The company secretary is an important corporate officer.
The role of the company secretary in a modern company
The role of the company secretary in the affairs of the company has grown in importance since the early days of company law, when he or she was merely a lowly clerk.
Thus, in Panorama Developments (Guildford) Ltd v Fidelis Furnishing Fabrics Ltd  2 QB 711 (CA) Denning MR said -
'A company secretary is a much more important person nowadays than he was... He is an officer of the company with extensive duties and responsibilities. This appears not only in the modern Companies Acts, but also by the role which he plays in the day-to-day business of companies. He is no longer a mere clerk. He regularly... enters into contracts on [the company's] behalf which come within the day-to-day running of the company's business. So much so that he may be regarded as held out as having authority to do such things on behalf of the company. He is certainly entitled to sign contracts connected with the administrative side of a company's affairs, such as employing staff, and ordering cars, and so forth. All such matters now come within the ostensible authority of a company's secretary.'
In the modern era it is recognized that the company secretary is the most senior administrative officer of the company. The Companies Act of 2008 now makes it mandatory for every public company to have a company secretary.
In contrast to the directors and managers of the company, the company secretary is an administrator, not a manager, unless he simultaneously holds a managerial position in the company and is consequently a manager in the latter capacity. It follows, therefore, (see Re Maidstone Buildings Provisions Ltd  1 WLR 1085 (Ch)) that if a company engages in reckless or fraudulent trading, a company secretary who has not gone beyond his administrative duties cannot be declared personally liable for the company's debts on the basis that he was "party to" the carrying on of the company's business in that improper manner.
In matters relating to administration, the company secretary ordinarily has authority to enter into contracts that bind the company in relation to administrative matters, and if he does not have actual authority to do so, then he would usually have ostensible authority. It needs to be borne in mind in this regard that merely instructing a person that he has no authority to do certain things does not, of itself, deprive that person of ostensible authority.
A person has ostensible authority (as distinct from actual authority) to represent and bind another person if the latter, by words or conduct, has represented to the outside world that the person in question has authority to represent him.
A striking illustration of the ostensible authority of a company secretary in the modern era is provided by the decision in Panorama Developments, referred to above.
In that case, a company secretary had hired cars, professing to do so on behalf of the company, but in fact for his private purposes. When the car hire firm submitted its invoice, the company refused to pay, claiming that the company secretary had no authority to hire the cars in question.
The court held that, even if the company secretary in question had no actual authority to hire the cars, he had ostensible authority to do so.

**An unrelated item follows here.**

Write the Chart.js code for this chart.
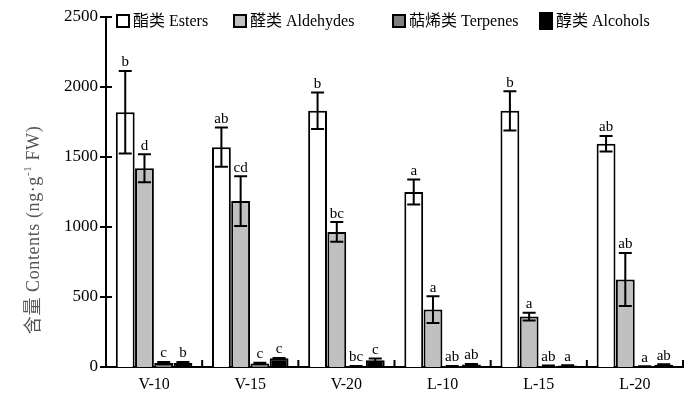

By appointing him to the position of company secretary, the company had held him out as having all the usual authority of a company secretary, and such usual authority encompassed the hiring of cars on behalf of the company. Consequently, the company was legally obliged to pay the car hire invoices because it was stopped from denying his authority.
Of course, in these circumstances, the company could have demanded repayment from the company secretary, but it seems that he had by then disappeared from the scene.
The duties of a company secretary used to be set out in section 268 of the Companies Act of 1973 and are now set out more expansively in Part B of Chapter 3 of the Companies Act 71 of 2008.
Of particular significance amongst those statutory duties is the duty to give guidance to the directors, collectively and individually, in regard to their duties, powers and responsibilities. Consequently, the company secretary needs to have a high level of knowledge of company law in this regard.
A further, highly sensitive duty is the duty to report to the board of directors any failure on the part of the company or a director to comply with the company's memorandum of incorporation or the rules of the company as envisaged in section 15(3) of the Companies Act of 2008.
The company secretary's other duties include ensuring that the minutes of shareholders' meetings and board meeting and meetings of committees are properly recorded as required by the Act.